An open-source algebra textbook with a more elementary presentation (but note that the order of topics is different from Artin's book)
Assignments | 25% |
Midterm | 25% |
Quizzes | 20% |
Final exam | 30% |
Assignments will usually be given on Wednesdays and handed in at class the next Wednesday. Collaboration is encouraged, but each student must write up and hand in their own solutions. If you work closely with someone else, please identify them on your assignment (e.g., "I worked with __________").
To earn credit, assignments must be turned in at the start of recitation. Assignments will not be accepted by email or in a mailbox; if you must miss class due to some emergency, please give your assignment to a classmate to turn in for you. At the end of the semester, your lowest grade on an assignment will be dropped from your average.
Solving problems is important! Doing exercises and understanding the assignments is the best way to master the material.

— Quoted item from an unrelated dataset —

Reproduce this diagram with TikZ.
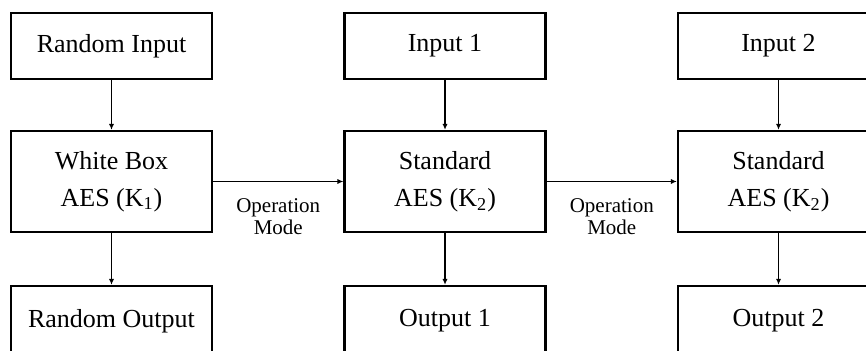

9/6 | What is algebra? Groups |
9/11,9/13 | Examples of groups, subgroups |
9/18,9/20 | Cyclic groups, Homomorphisms |
9/25,9/27 | Functions, homomorphisms, cosets |
10/2,10/4 | Normal subgroups, isomorphisms. Quiz |
10/11 | Equivalence relations |
10/16,10/18 | Cosets, congruence, Lagrange's Theorem |
10/23,10/25 | Modular arithmetic, quotient groups |
10/30,11/1 | Isomorphism Theorem, fields |
11/6,11/8 | Vector spaces and linear algebra over a field |
11/13,11/15 | Dimension, bases, error-correcting codes |
11/20 | Matrices, linear transformations, conjugacy |
11/27, 11/29 | Eigenstructure, the orthogonal group |
12/4, 12/6 | Isometries of R^n and R^2, finite groups of isometries of the plane |
12/11, 12/12, 12/13 | Finite groups of isometries of the plane, discrete groups of isometries of the plane, the crystallographic restriction |